§ WORK INSTRUCTIONS: Leaving out every picture, copy the lines of the data exactly, from the first through the line containing "plt.rcParams['font.family'] = ['Liberation".

§ INFORMATION SHOWN:
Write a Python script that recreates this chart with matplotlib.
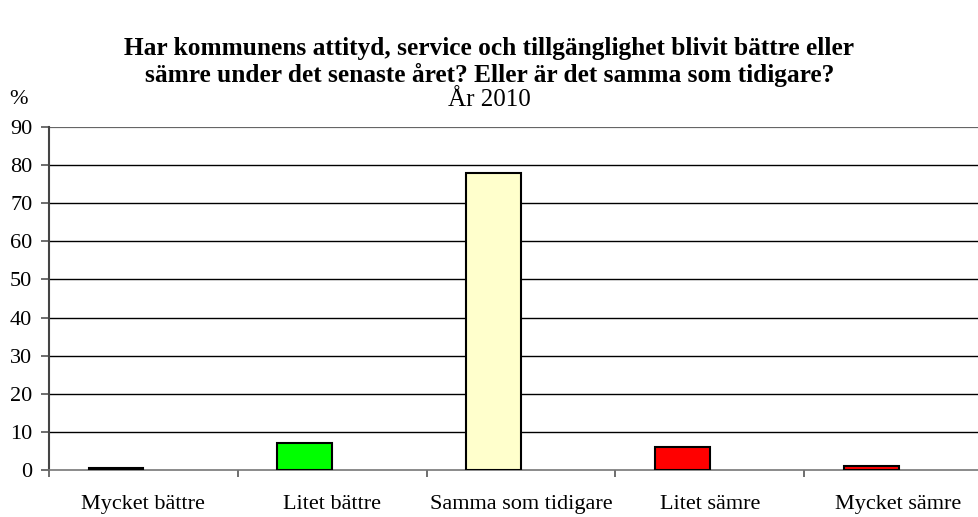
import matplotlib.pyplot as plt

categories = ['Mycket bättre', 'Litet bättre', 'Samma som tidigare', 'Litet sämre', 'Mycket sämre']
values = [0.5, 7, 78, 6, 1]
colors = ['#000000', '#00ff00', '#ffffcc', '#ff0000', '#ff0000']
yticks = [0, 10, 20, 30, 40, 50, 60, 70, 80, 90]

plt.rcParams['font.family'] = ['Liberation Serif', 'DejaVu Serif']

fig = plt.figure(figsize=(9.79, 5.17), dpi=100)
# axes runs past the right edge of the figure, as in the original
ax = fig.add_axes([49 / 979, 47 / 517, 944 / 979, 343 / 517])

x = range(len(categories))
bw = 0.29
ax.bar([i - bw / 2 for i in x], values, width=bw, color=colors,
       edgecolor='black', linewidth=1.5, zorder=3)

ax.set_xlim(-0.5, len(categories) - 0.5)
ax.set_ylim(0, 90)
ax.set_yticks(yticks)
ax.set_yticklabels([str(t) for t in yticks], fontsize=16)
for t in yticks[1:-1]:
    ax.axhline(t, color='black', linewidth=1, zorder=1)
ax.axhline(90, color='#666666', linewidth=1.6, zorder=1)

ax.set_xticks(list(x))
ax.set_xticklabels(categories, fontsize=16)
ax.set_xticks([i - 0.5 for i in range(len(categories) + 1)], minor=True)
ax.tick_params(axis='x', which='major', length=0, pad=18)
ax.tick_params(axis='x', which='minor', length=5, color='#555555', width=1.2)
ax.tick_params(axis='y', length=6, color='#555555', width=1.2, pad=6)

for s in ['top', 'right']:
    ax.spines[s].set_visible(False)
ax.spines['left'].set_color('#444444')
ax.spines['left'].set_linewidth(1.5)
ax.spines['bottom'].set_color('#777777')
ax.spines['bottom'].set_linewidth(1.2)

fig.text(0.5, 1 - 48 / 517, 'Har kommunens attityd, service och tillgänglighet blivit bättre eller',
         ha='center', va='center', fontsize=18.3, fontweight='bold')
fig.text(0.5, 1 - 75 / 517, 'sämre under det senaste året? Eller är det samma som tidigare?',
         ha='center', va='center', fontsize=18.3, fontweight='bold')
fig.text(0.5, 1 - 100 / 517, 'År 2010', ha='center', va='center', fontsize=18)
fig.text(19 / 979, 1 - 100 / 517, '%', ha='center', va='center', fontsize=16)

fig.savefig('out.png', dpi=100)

§ RESULT OF THE TASK:
Write a Python script that recreates this chart with matplotlib.
import matplotlib.pyplot as plt

categories = ['Mycket bättre', 'Litet bättre', 'Samma som tidigare', 'Litet sämre', 'Mycket sämre']
values = [0.5, 7, 78, 6, 1]
colors = ['#000000', '#00ff00', '#ffffcc', '#ff0000', '#ff0000']
yticks = [0, 10, 20, 30, 40, 50, 60, 70, 80, 90]

plt.rcParams['font.family'] = ['Liberation Serif', 'DejaVu Serif']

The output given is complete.